The SRP also highlights two public petitions for competition rulemaking, dealing with (1) curtailing the use of non-compete clauses and (2) limiting exclusionary contracting by dominant firms. It adds that “the Commission also solicited additional examples of unfair terms” and is “carefully reviewing” thousands of public comments. As if that’s not enough, the SRP further notes that “[t]he Commission will explore the benefits and costs of these and other competition rulemaking ideas.”

This compilation of rulemaking desiderata is stunning in both its breadth and in its impracticality. Any efforts to follow through and actually put forth rulemakings along the lines suggested in the SRP would be harmful to producer and consumer welfare. Three points, in particular, are worth noting.

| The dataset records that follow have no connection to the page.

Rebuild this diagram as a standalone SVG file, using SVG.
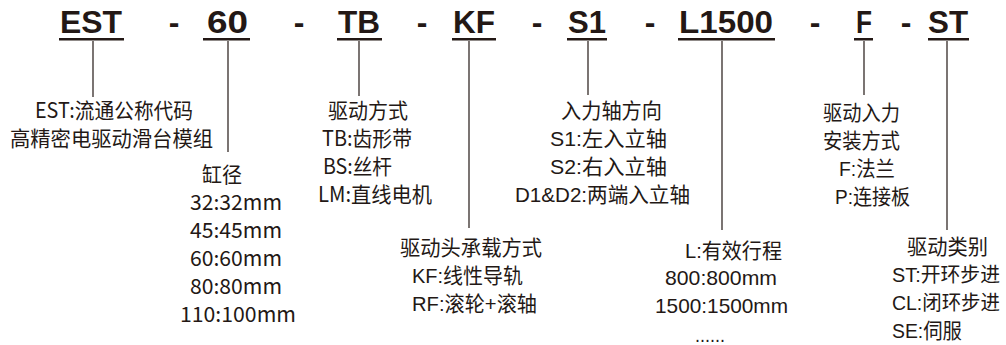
<svg xmlns="http://www.w3.org/2000/svg" width="1006" height="345" viewBox="0 0 1006 345">
<style>
.code{font-family:"Liberation Sans",Arial,sans-serif;font-weight:bold;font-size:32px;fill:#231815}
.ul{fill:#231815}
.h{font-family:"Noto Sans CJK SC","Noto Sans",sans-serif;font-size:21px;fill:#231815}
.g{font-family:"Liberation Sans","Noto Sans CJK SC",sans-serif;font-size:21px;fill:#231815}
.s{font-size:20px}
.conn line{stroke:#231815;stroke-width:1.2}
</style>
<rect width="1006" height="345" fill="#ffffff"/>
<g id="connectors" class="conn">
<line x1="93" y1="41" x2="93" y2="97"/>
<line x1="228" y1="41" x2="228" y2="152"/>
<line x1="359" y1="41" x2="359" y2="96"/>
<line x1="469" y1="41" x2="469" y2="228"/>
<line x1="588" y1="41" x2="588" y2="95"/>
<line x1="722" y1="41" x2="722" y2="230"/>
<line x1="864" y1="41" x2="864" y2="95"/>
<line x1="947" y1="41" x2="947" y2="230"/>
</g>
<g id="separators" class="code">
<text x="174" y="33" text-anchor="middle">-</text>
<text x="299" y="33" text-anchor="middle">-</text>
<text x="422" y="33" text-anchor="middle">-</text>
<text x="537" y="33" text-anchor="middle">-</text>
<text x="650" y="33" text-anchor="middle">-</text>
<text x="815" y="33" text-anchor="middle">-</text>
<text x="906" y="33" text-anchor="middle">-</text>
</g>
<g id="node-est">
<text class="code" x="60" y="33" textLength="62" lengthAdjust="spacingAndGlyphs">EST</text>
<rect class="ul" x="59" y="38" width="65" height="2.5"/>
<text class="h" x="35" y="118" textLength="158" lengthAdjust="spacingAndGlyphs">EST:流通公称代码</text>
<text class="h" x="10" y="146" textLength="203" lengthAdjust="spacingAndGlyphs">高精密电驱动滑台模组</text>
</g>
<g id="node-60">
<text class="code" x="207" y="33" textLength="41" lengthAdjust="spacingAndGlyphs">60</text>
<rect class="ul" x="203" y="38" width="47" height="2.5"/>
<text class="h" x="202" y="182" textLength="40" lengthAdjust="spacingAndGlyphs">缸径</text>
<text class="h" x="190" y="210" textLength="92" lengthAdjust="spacingAndGlyphs">32:32mm</text>
<text class="h" x="190" y="238" textLength="92" lengthAdjust="spacingAndGlyphs">45:45mm</text>
<text class="h" x="190" y="266" textLength="92" lengthAdjust="spacingAndGlyphs">60:60mm</text>
<text class="h" x="190" y="294" textLength="92" lengthAdjust="spacingAndGlyphs">80:80mm</text>
<text class="h" x="180" y="322" textLength="116" lengthAdjust="spacingAndGlyphs">110:100mm</text>
</g>
<g id="node-tb">
<text class="code" x="338" y="33" textLength="42" lengthAdjust="spacingAndGlyphs">TB</text>
<rect class="ul" x="337" y="38" width="45" height="2.5"/>
<text class="h" x="328" y="118" textLength="80" lengthAdjust="spacingAndGlyphs">驱动方式</text>
<text class="h" x="322" y="146" textLength="90" lengthAdjust="spacingAndGlyphs">TB:齿形带</text>
<text class="h" x="323" y="174" textLength="69" lengthAdjust="spacingAndGlyphs">BS:丝杆</text>
<text class="h" x="318" y="202" textLength="114" lengthAdjust="spacingAndGlyphs">LM:直线电机</text>
</g>
<g id="node-kf">
<text class="code" x="453" y="33" textLength="42" lengthAdjust="spacingAndGlyphs">KF</text>
<rect class="ul" x="452" y="38" width="44" height="2.5"/>
<text class="g" x="400" y="255" textLength="142" lengthAdjust="spacingAndGlyphs">驱动头承载方式</text>
<text class="g" x="412" y="283" textLength="111" lengthAdjust="spacingAndGlyphs">KF:线性导轨</text>
<text class="g" x="412" y="311" textLength="125" lengthAdjust="spacingAndGlyphs">RF:滚轮+滚轴</text>
</g>
<g id="node-s1">
<text class="code" x="568" y="33" textLength="38" lengthAdjust="spacingAndGlyphs">S1</text>
<rect class="ul" x="567" y="38" width="40" height="2.5"/>
<text class="g" x="561" y="118" textLength="101" lengthAdjust="spacingAndGlyphs">入力轴方向</text>
<text class="g" x="550" y="146" textLength="117" lengthAdjust="spacingAndGlyphs">S1:左入立轴</text>
<text class="g" x="550" y="174" textLength="117" lengthAdjust="spacingAndGlyphs">S2:右入立轴</text>
<text class="g" x="515" y="202" textLength="175" lengthAdjust="spacingAndGlyphs">D1&amp;D2:两端入立轴</text>
</g>
<g id="node-l1500">
<text class="code" x="679" y="33" textLength="94" lengthAdjust="spacingAndGlyphs">L1500</text>
<rect class="ul" x="678" y="38" width="97" height="2.5"/>
<text class="g" x="685" y="258" textLength="97" lengthAdjust="spacingAndGlyphs">L:有效行程</text>
<text class="g" x="665" y="285" textLength="112" lengthAdjust="spacingAndGlyphs">800:800mm</text>
<text class="g" x="655" y="313" textLength="133" lengthAdjust="spacingAndGlyphs">1500:1500mm</text>
<text class="g" x="695" y="342" textLength="30" lengthAdjust="spacingAndGlyphs">......</text>
</g>
<g id="node-f">
<text class="code" x="856" y="33" textLength="16" lengthAdjust="spacingAndGlyphs">F</text>
<rect class="ul" x="854" y="38" width="19" height="2.5"/>
<text class="g" x="823" y="120" textLength="77" lengthAdjust="spacingAndGlyphs">驱动入力</text>
<text class="g" x="823" y="148" textLength="77" lengthAdjust="spacingAndGlyphs">安装方式</text>
<text class="g" x="839" y="176" textLength="56" lengthAdjust="spacingAndGlyphs">F:法兰</text>
<text class="g" x="835" y="204" textLength="75" lengthAdjust="spacingAndGlyphs">P:连接板</text>
</g>
<g id="node-st">
<text class="code" x="928" y="33" textLength="40" lengthAdjust="spacingAndGlyphs">ST</text>
<rect class="ul" x="928" y="38" width="41" height="2.5"/>
<text class="g" x="907" y="254" textLength="81" lengthAdjust="spacingAndGlyphs">驱动类别</text>
<text class="g s" x="892" y="282" textLength="108" lengthAdjust="spacingAndGlyphs">ST:开环步进</text>
<text class="g s" x="892" y="310" textLength="108" lengthAdjust="spacingAndGlyphs">CL:闭环步进</text>
<text class="g" x="892" y="338" textLength="70" lengthAdjust="spacingAndGlyphs">SE:伺服</text>
</g>
</svg>
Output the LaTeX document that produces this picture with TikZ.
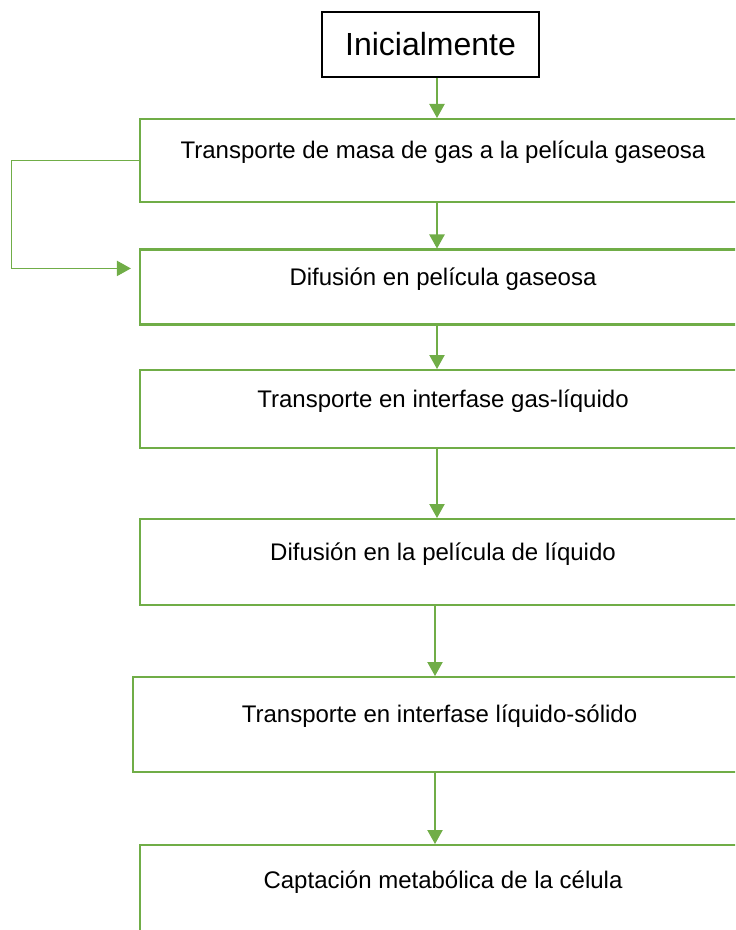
\documentclass[tikz,border=0pt]{standalone}
\usepackage{fontspec}
\setmainfont{Liberation Sans}
\usepackage{tikz}
\usetikzlibrary{arrows.meta}
\definecolor{verde}{HTML}{70AD47}

\begin{document}
\begin{tikzpicture}[x=0.75pt, y=-0.75pt]
    \tikzstyle{inicio} = [draw=black, line width=1.1pt, rectangle, minimum width=162.75pt, minimum height=48.75pt, font=\fontsize{24}{28}\selectfont]
    \tikzstyle{caja} = [draw=verde, line width=1.7pt, rectangle, anchor=north, minimum width=454.5pt, inner xsep=0pt, inner ysep=0pt, font=\fontsize{18}{21}\selectfont]
    \tikzstyle{flujo} = [verde, line width=0.8pt, -{Triangle[length=10.5pt, width=11.5pt]}]

    \useasboundingbox (0,0) rectangle (735,930);
    \clip (0,0) rectangle (735,930);

    \node[inicio] (ini) at (430.5, 44.5) {Inicialmente};
    \node[caja, text height=29.25pt, text depth=33pt] (caja1) at (443, 118) {Transporte de masa de gas a la película gaseosa};
    \node[caja, text height=26.6pt, text depth=29.6pt] (caja2) at (443, 248.5) {Difusión en película gaseosa};
    \node[caja, text height=27.75pt, text depth=30.75pt] (caja3) at (443, 369) {Transporte en interfase gas-líquido};
    \node[caja, text height=31pt, text depth=33.5pt] (caja4) at (443, 518) {Difusión en la película de líquido};
    \node[caja, text height=34.3pt, text depth=37pt, minimum width=459.75pt] (caja5) at (439.5, 676) {Transporte en interfase líquido-sólido};
    \node[caja, text height=32.25pt, text depth=54.75pt] (caja6) at (443, 844) {Captación metabólica de la célula};

    \foreach \from/\to/\x in {ini/caja1/437, caja1/caja2/437, caja2/caja3/437, caja3/caja4/437, caja4/caja5/435, caja5/caja6/435}
    \draw [flujo] (\from.south -| \x,0) -- (\to.north -| \x,0);

    \draw [flujo, shorten >=6pt] (caja1.west) -- ++(-127,0) |- ([yshift=14pt]caja2.west);
\end{tikzpicture}
\end{document}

  1.  As I have previously explained, the legal justification for promulgating FTC UMC rules is highly problematic, to say the least. Moreover, the “streamlining” of consumer-protection rules under Section 18 of the FTC Act raises substantial Due Process problems. These difficulties are compounded by the reality that the commission lacks the administrative law resources to conduct the fulsome fact-finding proceedings and legal analyses that would provide credible record support for a raft of highly unprecedented rule proposals. As such, there is only a modest, at best, chance that most (if any) of the new rulemakings the FTC suggests would survive judicial review. Devoting substantial commission resources to novel and time-consuming rulemakings that will likely fail—resources that could be far better applied to more traditional law enforcement—would not appear to meet any rational cost-benefit test.
  2. The suggested rulemakings involve categories of business conduct that have major efficiency justifications. Imposing inflexible one-size-fits-all rule provisions to limit such conduct would generate enormous error costs, and would doubtless deter a great deal of economically efficient behavior. Business innovations that enhance market offerings would slow, harming consumers and denying potential gains to producers’ product and service improvements. Relatedly, regulatory strictures on industry practices would discourage third-party entrepreneurial activities that could have generated new markets and product and service improvements. These problems would be compounded by the error costs that would inevitably attend the design of rules.
  3. Novel rules would not be an effective means to address any FTC concerns about alleged dominant firm depredations. Indeed, to the contrary, the long and sordid history of regulatory manipulation by powerful firms in response to regulation suggests that new rules could create or enhance barriers to entry and raise less connected rivals’ costs. Such an outcome would, of course, harm consumers while reducing economic efficiency and innovation.

I have only scratched the surface of the problems raised by the SRP’s novel rule proposals. Fortunately, none of the troublesome rulemakings are yet under way. One may hope that the eventual confirmation of a fifth commissioner will lay the groundwork for a reconsideration of the wisdom of new and overly expansive rulemaking proceedings.